Credibilità e praticabilità di un programma politico
rivoluzionario, e comunista anarchico nel nostro caso, dipendono
dalla capacità di incidere sui rapporti sociali realmente
esistenti vale a dire, schematizzando, sui rapporti tra capitale
e lavoro, costruendo alleanze sociali solide attorno alle proprie
proposte.
Se questo è l'obiettivo, il terreno istituzionale, anche
declinato in senso tattico, non si dimostra storicamente adatto
alla difesa degli interessi delle classi subalterne: specialmente
in questa fase di declino della democrazia borghese e delle
sue istituzioni conseguente ai grandi processi di ristrutturazione
che hanno ridefinito l'assetto capitalistico e imperialistico
mondiale, che ha visto concentrarsi in ambiti incontrollabili
i processi decisionali un tempo propri dei singoli stati e delle
loro istituzioni.
Senza settarismi
È questo che dobbiamo sostenere, proprio perché il compito nostro è quello di porre in essere uno sviluppo rivoluzionario che in questa fase non può che essere necessariamente lento, basato com'è sui numeri che realisticamente possono essere intercettati da noi, senza ostentare comportamenti settari quali, ad esempio, una campagna astensionista che dati i contesti suonerebbe come autoreferenziale, pregiudicando ogni capacità di interlocuzione con le disperse realtà di classe e con i soggetti individuali e collettivi che le rappresentano.

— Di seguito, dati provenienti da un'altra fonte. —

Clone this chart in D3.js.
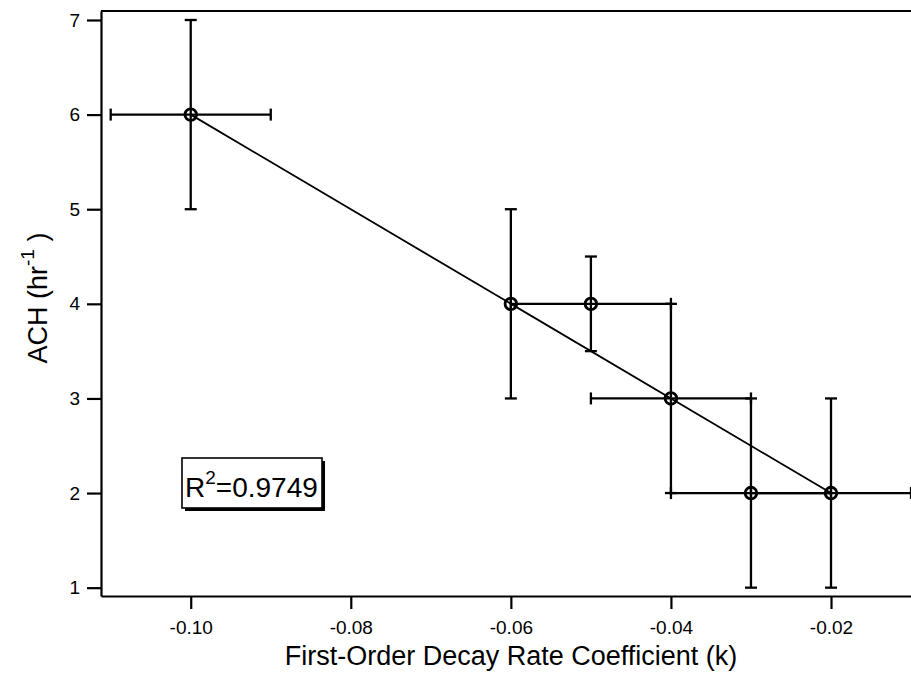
<!DOCTYPE html>
<html>
<head>
<meta charset="utf-8">
<script src="https://cdn.jsdelivr.net/npm/d3@7"></script>
<style>
  html, body { margin: 0; padding: 0; background: #fff; }
  svg { display: block; font-family: Arial, "Liberation Sans", sans-serif; }
</style>
</head>
<body>
<svg id="chart" width="911" height="675"></svg>
<script>
// ---- data ----
const kValues   = [-0.10, -0.06, -0.05, -0.04, -0.03, -0.02];
const achValues = [6, 4, 4, 3, 2, 2];
const kErrors   = [0.01, 0, 0.01, 0.01, 0.01, 0.01];
const achErrors = [1, 1, 0.5, 1, 1, 1];
const fitK      = [-0.10, -0.02];
const fitACH    = [6, 2];
const xTicks    = [-0.10, -0.08, -0.06, -0.04, -0.02];
const yTicks    = [1, 2, 3, 4, 5, 6, 7];
const r2Label   = "0.9749";
const xTitle    = "First-Order Decay Rate Coefficient (k)";

const svg = d3.select("#chart");
const pLeft = 101, pRight = 911, pTop = 11, pBottom = 596;

const x = d3.scaleLinear().domain([-0.11121, -0.010005]).range([pLeft, pRight]);
const y = d3.scaleLinear().domain([0.912, 7.095]).range([pBottom, pTop]);

// top frame line
svg.append("line")
  .attr("x1", pLeft).attr("x2", pRight + 2)
  .attr("y1", pTop).attr("y2", pTop)
  .attr("stroke", "#000").attr("stroke-width", 2.2);

// axes
const yAxis = svg.append("g")
  .attr("transform", `translate(${pLeft},0)`)
  .call(d3.axisLeft(y).tickValues(yTicks).tickFormat(d3.format("d"))
        .tickSize(14).tickSizeOuter(0).tickPadding(7));
const xAxis = svg.append("g")
  .attr("transform", `translate(0,${pBottom})`)
  .call(d3.axisBottom(x).tickValues(xTicks).tickFormat(d3.format(".2f"))
        .tickSize(13).tickSizeOuter(0).tickPadding(12));

[yAxis, xAxis].forEach(g => {
  g.select(".domain").attr("stroke", "#000").attr("stroke-width", 2.2);
  g.selectAll(".tick line").attr("stroke", "#000").attr("stroke-width", 2.2);
  g.selectAll(".tick text")
    .attr("fill", "#000")
    .style("font-size", "19px")
    .style("font-family", "Arial, 'Liberation Sans', sans-serif");
});
xAxis.selectAll(".tick text").text(d => d3.format(".2f")(d).replace("−", "-"));

// axis titles
svg.append("text")
  .attr("x", (pLeft + pRight) / 2 + 5).attr("y", 665)
  .attr("text-anchor", "middle")
  .style("font-size", "27px")
  .text(xTitle);

const yt = svg.append("text")
  .attr("transform", "translate(47,298) rotate(-90)")
  .attr("text-anchor", "middle")
  .style("font-size", "27px");
yt.append("tspan").text("ACH (hr");
yt.append("tspan").attr("dy", -13).style("font-size", "19px").text("-1");
yt.append("tspan").attr("dy", 13).text(" )");

// data
const pts = kValues.map((k, i) => ({k, a: achValues[i], ek: kErrors[i], ea: achErrors[i]}));
const cap = 6;
const eb = svg.append("g").attr("stroke", "#000").attr("stroke-width", 2.3).attr("fill", "none");

pts.forEach(p => {
  if (p.ea > 0) {
    eb.append("line").attr("x1", x(p.k)).attr("x2", x(p.k))
      .attr("y1", y(p.a - p.ea)).attr("y2", y(p.a + p.ea));
    [p.a - p.ea, p.a + p.ea].forEach(v => {
      eb.append("line").attr("x1", x(p.k) - cap).attr("x2", x(p.k) + cap)
        .attr("y1", y(v)).attr("y2", y(v));
    });
  }
  if (p.ek > 0) {
    eb.append("line").attr("x1", x(p.k - p.ek)).attr("x2", x(p.k + p.ek))
      .attr("y1", y(p.a)).attr("y2", y(p.a));
    [p.k - p.ek, p.k + p.ek].forEach(v => {
      eb.append("line").attr("x1", x(v)).attr("x2", x(v))
        .attr("y1", y(p.a) - cap).attr("y2", y(p.a) + cap);
    });
  }
});

// fit line
svg.append("path")
  .datum(fitK.map((k, i) => [k, fitACH[i]]))
  .attr("fill", "none").attr("stroke", "#000").attr("stroke-width", 1.8)
  .attr("d", d3.line().x(d => x(d[0])).y(d => y(d[1])));

// markers
svg.append("g").selectAll("circle").data(pts).join("circle")
  .attr("cx", d => x(d.k)).attr("cy", d => y(d.a)).attr("r", 5.8)
  .attr("fill", "none").attr("stroke", "#000").attr("stroke-width", 2.8);

// R^2 box
const bx = 182, by = 458, bw = 140, bh = 50;
svg.append("rect").attr("x", bx + 3).attr("y", by + 3).attr("width", bw).attr("height", bh)
  .attr("fill", "#000");
svg.append("rect").attr("x", bx).attr("y", by).attr("width", bw).attr("height", bh)
  .attr("fill", "#fff").attr("stroke", "#000").attr("stroke-width", 1.6);
const rt = svg.append("text").attr("x", bx + 3).attr("y", by + 39)
  .style("font-size", "28px");
rt.append("tspan").text("R");
rt.append("tspan").attr("dy", -13).style("font-size", "19px").text("2");
rt.append("tspan").attr("dy", 13).text("=" + r2Label);
</script>
</body>
</html>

Dobbiamo quindi distinguerci sulla questione elettorale e dobbiamo farlo con serenità e chiarezza ammonendo sui rischi che comporta e, soprattutto, sostenendo che le dinamiche politiche pesano per le alleanze sociali che riescono a determinare e che, per porre in essere queste alleanze, abbiamo bisogno di organizzazione politica (la minoranza agente), di energie militanti e di obiettivi – i quali, per svolgere la funzione di ricomposizione sociale, non possono che essere pochi, chiari e articolabili nelle realtà di classe e di movimento. Il fine è la realizzazione della più vasta unità possibile su salario, orario di lavoro, assistenza e previdenza.
Attorno a questo nucleo di obiettivi qualificanti ruotano altre fondamentali tematiche e le stesse capacità della nostra classe e dei movimenti di massa locali e nazionali di crescere, unificarsi e affermarsi. È attorno a questo processo unitario che ruota la possibilità di difendere i territori dall'aggressione capitalistica e di contrastare la recrudescenza fascista, razzista, sessista e l'involuzione violenta e autoritaria della società capitalistica, perché una classe oppressa è una classe debole e subalterna, che trasforma in zavorra la propria emancipazione dal bisogno.
Ciò rende il capitale ancora più agguerrito e stimolato a nuove offensive per la massimizzazione dei profitti, che si sta rapidamente risolvendo in barbarie per l'intera umanità.
Giulio Angeli
- La CGIL del futuro, documento approvato dal Coordinamento Nazionale di “Lavoro Società - Per una CGIL unita e Plurale”.
- Errico Malatesta, Lo spettro della reazione, “L'Agitazione”, 11 novembre.